INSTRUCTION: Copy everything in the data below exactly except the pictures.

MATERIAL:
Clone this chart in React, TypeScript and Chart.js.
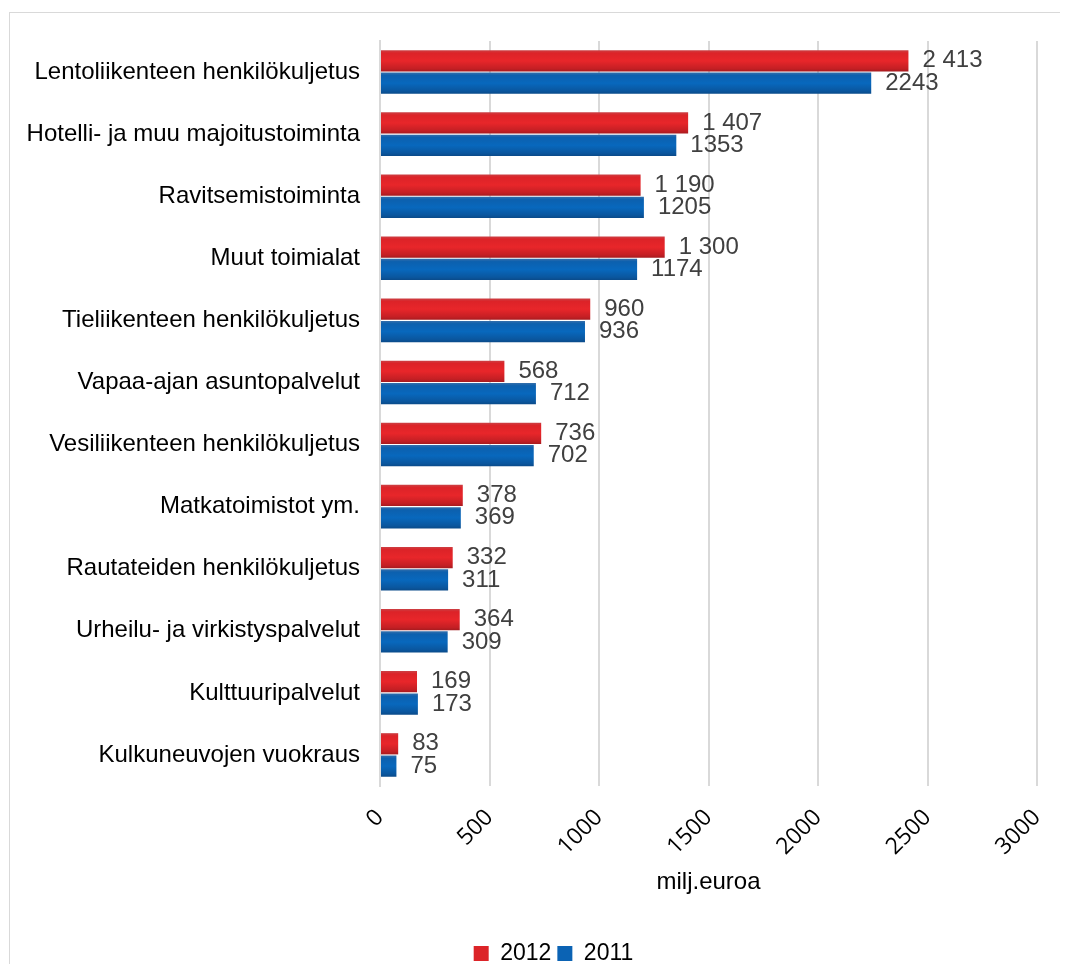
import React, { useEffect, useRef } from "react";
import { Chart, registerables } from "chart.js";

Chart.register(...registerables);

const categories = [
  "Lentoliikenteen henkilökuljetus",
  "Hotelli- ja muu majoitustoiminta",
  "Ravitsemistoiminta",
  "Muut toimialat",
  "Tieliikenteen henkilökuljetus",
  "Vapaa-ajan asuntopalvelut",
  "Vesiliikenteen henkilökuljetus",
  "Matkatoimistot ym.",
  "Rautateiden henkilökuljetus",
  "Urheilu- ja virkistyspalvelut",
  "Kulttuuripalvelut",
  "Kulkuneuvojen vuokraus",
];

const values2012 = [2413, 1407, 1190, 1300, 960, 568, 736, 378, 332, 364, 169, 83];
const values2011 = [2243, 1353, 1205, 1174, 936, 712, 702, 369, 311, 309, 173, 75];

const seriesNames = ["2012", "2011"];
const xTickMin = 0;
const xTickMax = 3000;
const xTickStep = 500;
const xTitle = "milj.euroa";

const ARIAL = "'Liberation Sans', Arial, sans-serif";

const redStops = ["#c8464a", "#dc2328", "#e8262a", "#c41f24", "#a01a1e"];
const blueStops = ["#3d72aa", "#0c60ae", "#0868bd", "#0a569e", "#0a4885"];
const legendColors = ["#dc2428", "#0b63b4"];

function formatSpace(v: number) {
  return String(v).replace(/\B(?=(\d{3})+(?!\d))/g, " ");
}

function makeBg(stops: string[], dsIndex: number) {
  return (ctx: any) => {
    const chart = ctx.chart;
    const yScale = chart.scales?.y;
    if (ctx.dataIndex === undefined || !yScale || !chart.chartArea) return stops[2];
    const center = yScale.getPixelForValue(ctx.dataIndex);
    const slot = (yScale.height / categories.length) * 0.72;
    const half = slot / 2;
    const top = dsIndex === 0 ? center - half : center;
    const bottom = top + half;
    const g = chart.ctx.createLinearGradient(0, top, 0, bottom);
    g.addColorStop(0, stops[0]);
    g.addColorStop(0.15, stops[1]);
    g.addColorStop(0.5, stops[2]);
    g.addColorStop(0.85, stops[3]);
    g.addColorStop(1, stops[4]);
    return g;
  };
}

const dataLabelPlugin = {
  id: "dataLabels",
  afterDatasetsDraw(chart: any) {
    const ctx = chart.ctx;
    ctx.save();
    ctx.font = `24px ${ARIAL}`;
    ctx.fillStyle = "#404040";
    ctx.textAlign = "left";
    ctx.textBaseline = "middle";
    chart.data.datasets.forEach((ds: any, di: number) => {
      const meta = chart.getDatasetMeta(di);
      meta.data.forEach((el: any, i: number) => {
        const v = ds.data[i];
        const txt = di === 0 ? formatSpace(v) : String(v);
        ctx.fillText(txt, el.x + 14, el.y);
      });
    });
    ctx.restore();
  },
};

const legendShiftPlugin = {
  id: "legendShift",
  afterLayout(chart: any) {
    const lg = chart.legend;
    if (!lg) return;
    lg.left += 30;
    lg.right += 30;
    lg.top += 4;
    lg.bottom += 4;
  },
};

export default function App() {
  const canvasRef = useRef<HTMLCanvasElement | null>(null);

  useEffect(() => {
    if (!canvasRef.current) return;
    const chart = new Chart(canvasRef.current, {
      type: "bar",
      data: {
        labels: categories,
        datasets: [
          {
            label: seriesNames[0],
            data: values2012,
            backgroundColor: makeBg(redStops, 0),
            borderWidth: 0,
            barPercentage: 0.95,
            categoryPercentage: 0.72,
          },
          {
            label: seriesNames[1],
            data: values2011,
            backgroundColor: makeBg(blueStops, 1),
            borderWidth: 0,
            barPercentage: 0.95,
            categoryPercentage: 0.72,
          },
        ],
      },
      options: {
        indexAxis: "y",
        animation: false,
        responsive: true,
        maintainAspectRatio: false,
        layout: { padding: { top: 28, right: 61, left: 0, bottom: 0 } },
        plugins: {
          legend: {
            position: "bottom",
            labels: {
              font: { family: ARIAL, size: 23 },
              color: "#000",
              boxWidth: 15,
              boxHeight: 15,
              padding: 6,
              generateLabels: (chart: any) => {
                const items = Chart.defaults.plugins.legend.labels.generateLabels(chart);
                items.forEach((it: any, i: number) => {
                  it.fillStyle = legendColors[i];
                  it.strokeStyle = legendColors[i];
                  it.lineWidth = 0;
                });
                return items;
              },
            },
          },
          tooltip: { enabled: false },
        },
        scales: {
          x: {
            min: xTickMin,
            max: xTickMax,
            ticks: {
              stepSize: xTickStep,
              minRotation: 45,
              maxRotation: 45,
              padding: 18,
              color: "#000",
              font: { family: "'Open Sans', sans-serif", size: 23 },
              callback: (v: any) => String(v),
            },
            grid: { color: "#d9d9d9", lineWidth: 2, drawTicks: false },
            border: { display: false },
            title: {
              display: true,
              text: xTitle,
              color: "#000",
              font: { family: ARIAL, size: 24 },
              padding: { top: 0, bottom: 35 },
            },
            afterFit: (s: any) => {
              s.height = 146;
            },
          },
          y: {
            ticks: {
              color: "#000",
              padding: 20,
              font: { family: ARIAL, size: 24 },
            },
            grid: { display: false, drawTicks: false },
            border: { display: true, color: "#d9d9d9", width: 2 },
            afterFit: (s: any) => {
              s.width = 370;
              s.paddingTop = 0;
              s.paddingBottom = 0;
            },
          },
        },
      },
      plugins: [dataLabelPlugin, legendShiftPlugin],
    });
    return () => chart.destroy();
  }, []);

  return (
    <div style={{ position: "relative", width: 1060, height: 956, overflow: "hidden" }}>
      <div
        style={{
          position: "absolute",
          left: 1,
          top: 4,
          width: 1090,
          height: 1000,
          border: "1px solid #d9d9d9",
          boxSizing: "border-box",
          background: "#fff",
        }}
      >
        <div style={{ position: "relative", width: 1088, height: 958 }}>
          <canvas ref={canvasRef} />
        </div>
      </div>
    </div>
  );
}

FINISHED EXERCISE:
Clone this chart in React, TypeScript and Chart.js.
import React, { useEffect, useRef } from "react";
import { Chart, registerables } from "chart.js";

Chart.register(...registerables);

const categories = [
  "Lentoliikenteen henkilökuljetus",
  "Hotelli- ja muu majoitustoiminta",
  "Ravitsemistoiminta",
  "Muut toimialat",
  "Tieliikenteen henkilökuljetus",
  "Vapaa-ajan asuntopalvelut",
  "Vesiliikenteen henkilökuljetus",
  "Matkatoimistot ym.",
  "Rautateiden henkilökuljetus",
  "Urheilu- ja virkistyspalvelut",
  "Kulttuuripalvelut",
  "Kulkuneuvojen vuokraus",
];

const values2012 = [2413, 1407, 1190, 1300, 960, 568, 736, 378, 332, 364, 169, 83];
const values2011 = [2243, 1353, 1205, 1174, 936, 712, 702, 369, 311, 309, 173, 75];

const seriesNames = ["2012", "2011"];
const xTickMin = 0;
const xTickMax = 3000;
const xTickStep = 500;
const xTitle = "milj.euroa";

const ARIAL = "'Liberation Sans', Arial, sans-serif";

const redStops = ["#c8464a", "#dc2328", "#e8262a", "#c41f24", "#a01a1e"];
const blueStops = ["#3d72aa", "#0c60ae", "#0868bd", "#0a569e", "#0a4885"];
const legendColors = ["#dc2428", "#0b63b4"];

function formatSpace(v: number) {
  return String(v).replace(/\B(?=(\d{3})+(?!\d))/g, " ");
}

function makeBg(stops: string[], dsIndex: number) {
  return (ctx: any) => {
    const chart = ctx.chart;
    const yScale = chart.scales?.y;
    if (ctx.dataIndex === undefined || !yScale || !chart.chartArea) return stops[2];
    const center = yScale.getPixelForValue(ctx.dataIndex);
    const slot = (yScale.height / categories.length) * 0.72;
    const half = slot / 2;
    const top = dsIndex === 0 ? center - half : center;
    const bottom = top + half;
    const g = chart.ctx.createLinearGradient(0, top, 0, bottom);
    g.addColorStop(0, stops[0]);
    g.addColorStop(0.15, stops[1]);
    g.addColorStop(0.5, stops[2]);
    g.addColorStop(0.85, stops[3]);
    g.addColorStop(1, stops[4]);
    return g;
  };
}

const dataLabelPlugin = {
  id: "dataLabels",
  afterDatasetsDraw(chart: any) {
    const ctx = chart.ctx;
    ctx.save();
    ctx.font = `24px ${ARIAL}`;
    ctx.fillStyle = "#404040";
    ctx.textAlign = "left";
    ctx.textBaseline = "middle";
    chart.data.datasets.forEach((ds: any, di: number) => {
      const meta = chart.getDatasetMeta(di);
      meta.data.forEach((el: any, i: number) => {
        const v = ds.data[i];
        const txt = di === 0 ? formatSpace(v) : String(v);
        ctx.fillText(txt, el.x + 14, el.y);
      });
    });
    ctx.restore();
  },
};

const legendShiftPlugin = {
  id: "legendShift",
  afterLayout(chart: any) {
    const lg = chart.legend;
    if (!lg) return;
    lg.left += 30;
    lg.right += 30;
    lg.top += 4;
    lg.bottom += 4;
  },
};

export default function App() {
  const canvasRef = useRef<HTMLCanvasElement | null>(null);

  useEffect(() => {
    if (!canvasRef.current) return;
    const chart = new Chart(canvasRef.current, {
      type: "bar",
      data: {
        labels: categories,
        datasets: [
          {
            label: seriesNames[0],
            data: values2012,
            backgroundColor: makeBg(redStops, 0),
            borderWidth: 0,
            barPercentage: 0.95,
            categoryPercentage: 0.72,
          },
          {
            label: seriesNames[1],
            data: values2011,
            backgroundColor: makeBg(blueStops, 1),
            borderWidth: 0,
            barPercentage: 0.95,
            categoryPercentage: 0.72,
          },
        ],
      },
      options: {
        indexAxis: "y",
        animation: false,
        responsive: true,
        maintainAspectRatio: false,
        layout: { padding: { top: 28, right: 61, left: 0, bottom: 0 } },
        plugins: {
          legend: {
            position: "bottom",
            labels: {
              font: { family: ARIAL, size: 23 },
              color: "#000",
              boxWidth: 15,
              boxHeight: 15,
              padding: 6,
              generateLabels: (chart: any) => {
                const items = Chart.defaults.plugins.legend.labels.generateLabels(chart);
                items.forEach((it: any, i: number) => {
                  it.fillStyle = legendColors[i];
                  it.strokeStyle = legendColors[i];
                  it.lineWidth = 0;
                });
                return items;
              },
            },
          },
          tooltip: { enabled: false },
        },
        scales: {
          x: {
            min: xTickMin,
            max: xTickMax,
            ticks: {
              stepSize: xTickStep,
              minRotation: 45,
              maxRotation: 45,
              padding: 18,
              color: "#000",
              font: { family: "'Open Sans', sans-serif", size: 23 },
              callback: (v: any) => String(v),
            },
            grid: { color: "#d9d9d9", lineWidth: 2, drawTicks: false },
            border: { display: false },
            title: {
              display: true,
              text: xTitle,
              color: "#000",
              font: { family: ARIAL, size: 24 },
              padding: { top: 0, bottom: 35 },
            },
            afterFit: (s: any) => {
              s.height = 146;
            },
          },
          y: {
            ticks: {
              color: "#000",
              padding: 20,
              font: { family: ARIAL, size: 24 },
            },
            grid: { display: false, drawTicks: false },
            border: { display: true, color: "#d9d9d9", width: 2 },
            afterFit: (s: any) => {
              s.width = 370;
              s.paddingTop = 0;
              s.paddingBottom = 0;
            },
          },
        },
      },
      plugins: [dataLabelPlugin, legendShiftPlugin],
    });
    return () => chart.destroy();
  }, []);

  return (
    <div style={{ position: "relative", width: 1060, height: 956, overflow: "hidden" }}>
      <div
        style={{
          position: "absolute",
          left: 1,
          top: 4,
          width: 1090,
          height: 1000,
          border: "1px solid #d9d9d9",
          boxSizing: "border-box",
          background: "#fff",
        }}
      >
        <div style={{ position: "relative", width: 1088, height: 958 }}>
          <canvas ref={canvasRef} />
        </div>
      </div>
    </div>
  );
}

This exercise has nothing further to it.